The younger brother then left the courtroom, and the older brother took the stand. Things actually went very well for a while. The witness seemed like an intelligent guy and, whether by the context or his knowledge of English, he had little trouble with the either the direct or the cross examinations. Inevitably, however, there was a language snag, and I immediately took the opportunity to state to the judge that “the interpreter” was using standard Spanish, and indicated the possibility that the witness might not be familiar with the Spanish term and why. This was important because there would probably be more misunderstandings down the line, and I was darned if I was going to be made to look like an idiot.
And sure enough, when the younger brother testified, everything fell apart.
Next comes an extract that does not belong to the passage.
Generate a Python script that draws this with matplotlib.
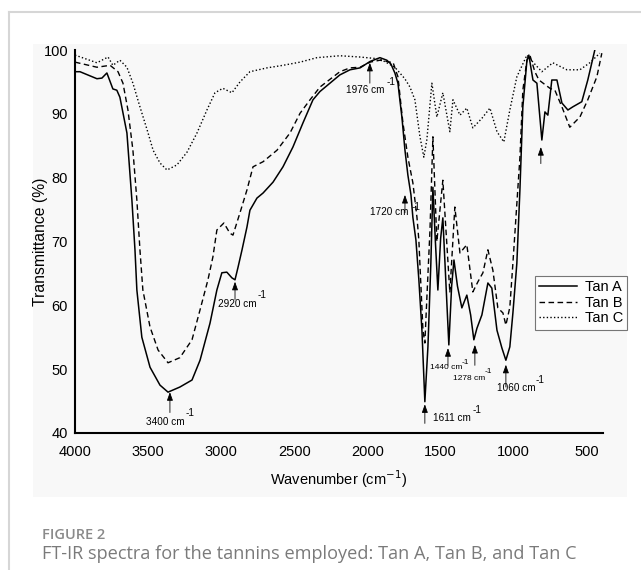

Apparently, he did not work at the deli as much as his brother, and also knew less English. It was awful. I once again let the judge know what the trouble was, and she became more and more annoyed, not with me, though, but with the attorney.
I’ll never forget one amusing moment during the testimony. The younger brother was asked a question about a walk-in refrigerator the two brothers had installed. I used the standard Spanish expression “cámara frigorífica,” Great puzzlement ensued on the part of the witness. The question was repeated, and, after further clarification, he finally burst out with: “¡OH, EL WAHL-KEEN!”
Part 4: After the Trial
Well, the trial lasted a good deal more than two hours, of course, and I was exhausted at the end of it. At one point I took a peek at Stephanie, who, to my satisfaction, looked rather red-faced and disconcerted.
The attorney? I’d like to say I observed a huge change in him when the trial was over, but he seemed just as bumptious as before. As we parted, though, he shook my hand, bowed (a little mockingly) and said: “Thank you, Madam Interpreter.”